|Pot With Lemon|
Today, Painterly Pastels was about painting with pastel washes. There are four mediums you can use to wet your pastels: Turpenoid, water, rubbing alcohol and acetone. I had rubbing alcohol in my case. I chose to go with it, because I had it. I also thought it would evaporate quicker than Turpenoid, and was a lot less smelly than acetone. Water was out. I had read that water did cause sanded paper to buckle. I figured why mess with that problem, when I had so many others going on learning to understand this new medium? Mineral Spirits I rejected on my own; it has an oily feel to it, which would cause it to totally saturate the pigment.

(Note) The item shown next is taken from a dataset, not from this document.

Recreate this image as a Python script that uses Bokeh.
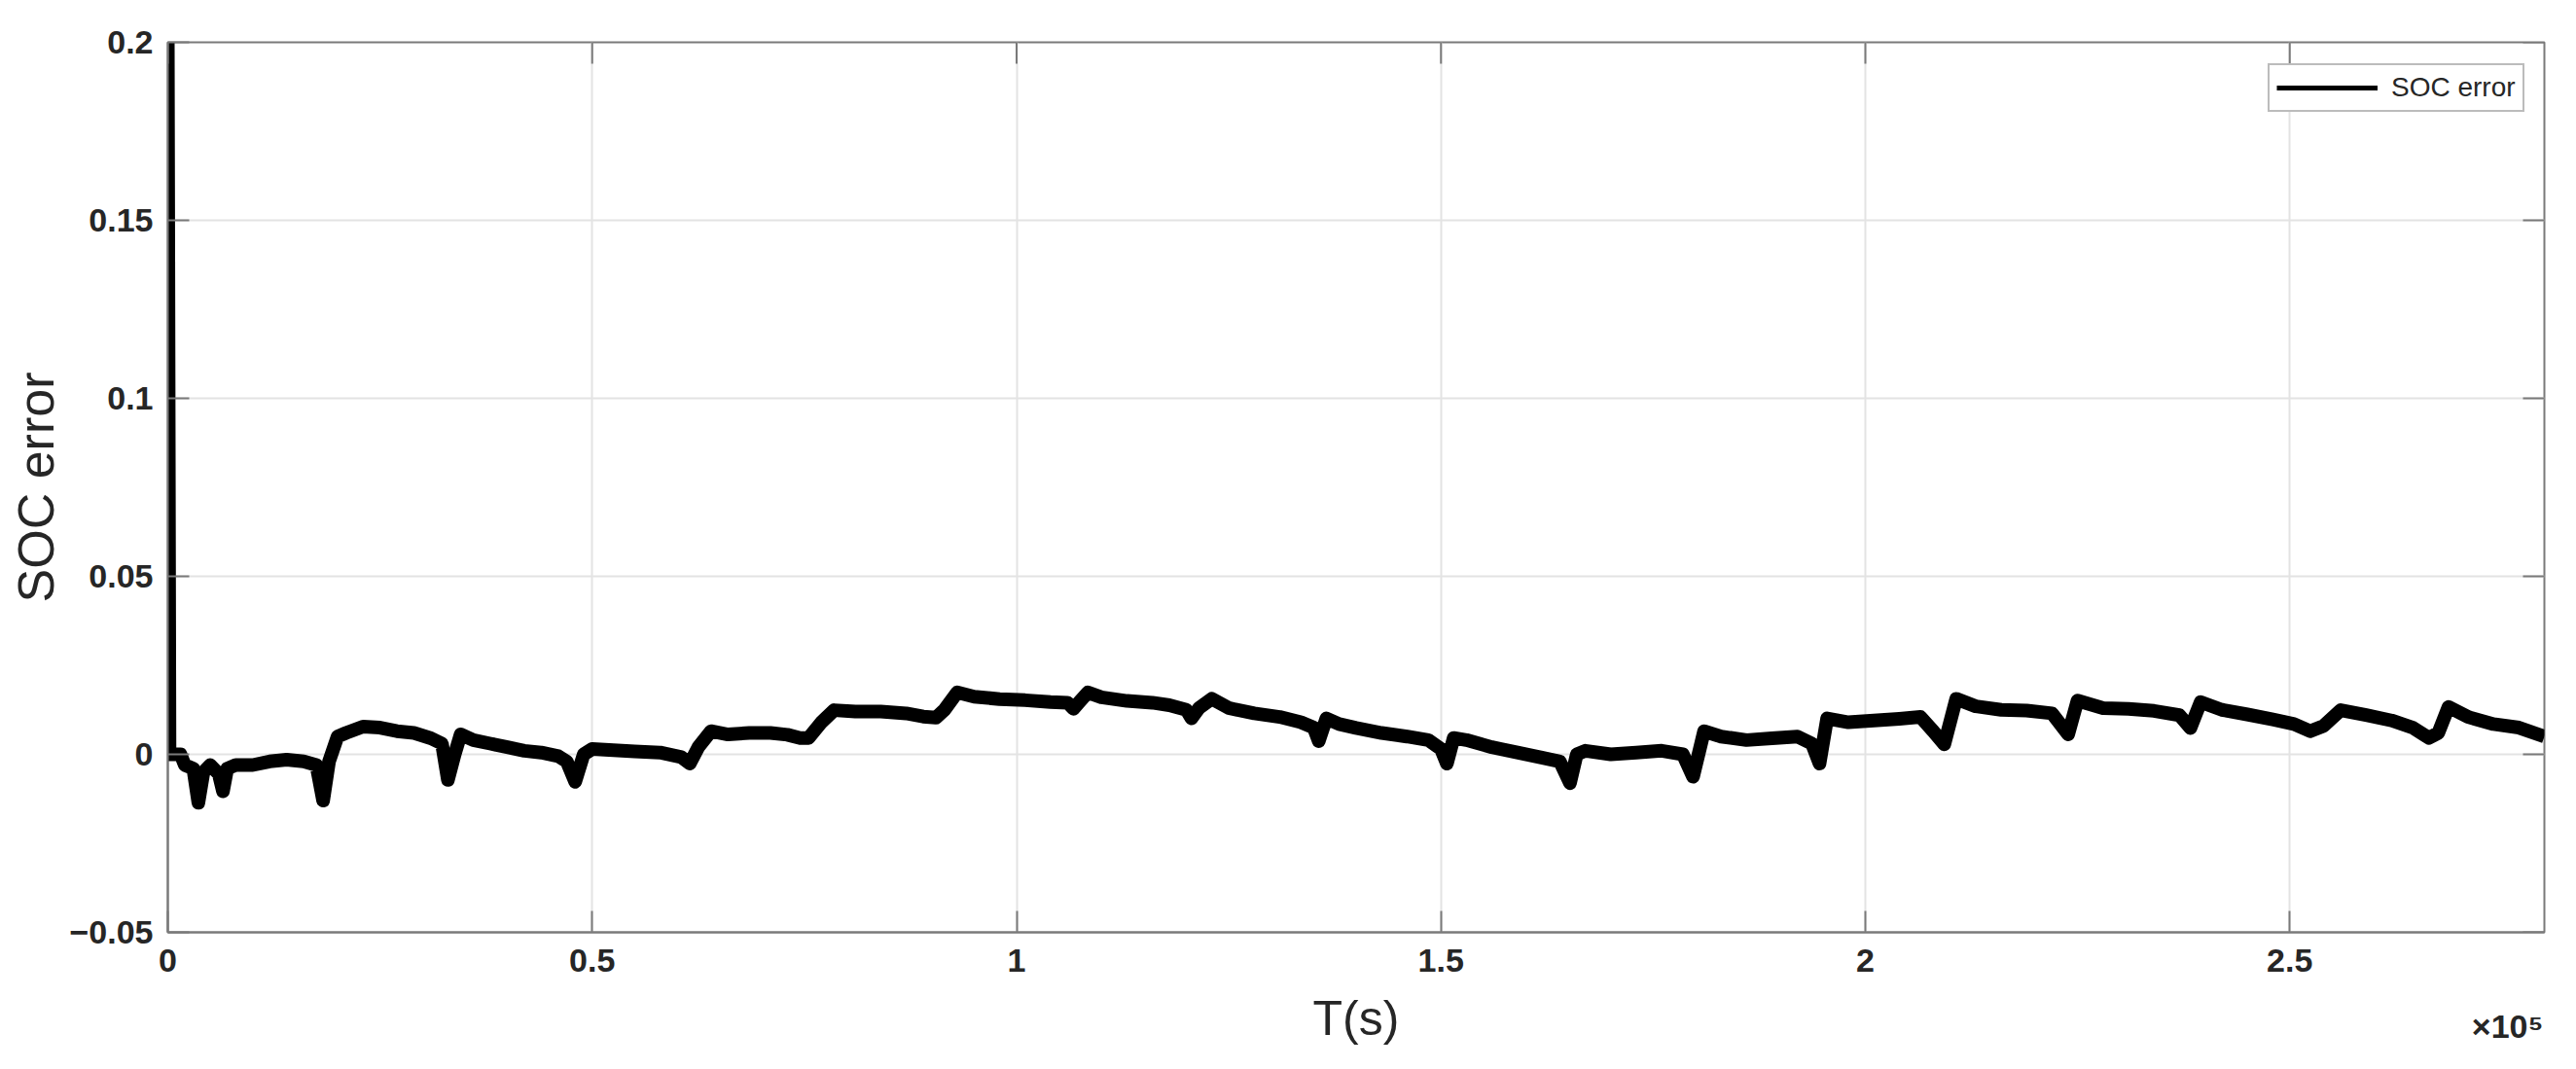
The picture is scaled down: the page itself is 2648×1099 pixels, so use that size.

What you see here, is how this painting walked out of class. It still needs work, but it is a CLASS. This session was meant to teach how pastels behave when wet. I did get the drift of how much fluid to use, to always dip the brush in and auto-wipe off the excess if you want to avoid drips, (there's one down the center of the page),do expect to have to go back in and enhance highlights. One of the difficulties was handling the brush--fitting it to where you wanted to use it. That'll take practice--and a few more brushes. My favorite today was a 1 1/2" house painter's trim brush. You can't get a brush you don't care about cheaper than that.
When I first whetted the painting, 'Oh My God' immediately flew out of my mouth. The stroke turned the pastels blackish! I wondered why I bothered to put all those lovely colors into the background when they just disappeared with one fluid stroke. But then they returned when the stroke dried. They were blended, but noticeable. The alcohol dried quickly--more so than water--more so than Turpenoid--which had to be put outside in the wind for a bit to avoid the odor, some classmates objected to. I didn't notice that the sanded paper had been damaged, as Vianna said it would be. The sanded layer did remain adhered to the backing. --Actually, the rubbing alcohol worked just fine. I think it will work even better, if I lay the paper flat...
But I'm not going to do anything more to this. I want to play with my own still life to work on this technique, but first I need to make a trip to the market. While I have plenty of pots, roundish fruit are definitely lacking in our frig. (I do understand why I see so many lemon and lime paintings online though; those acidic fruits have a long life, very suitable for still lifes--pomegranates too).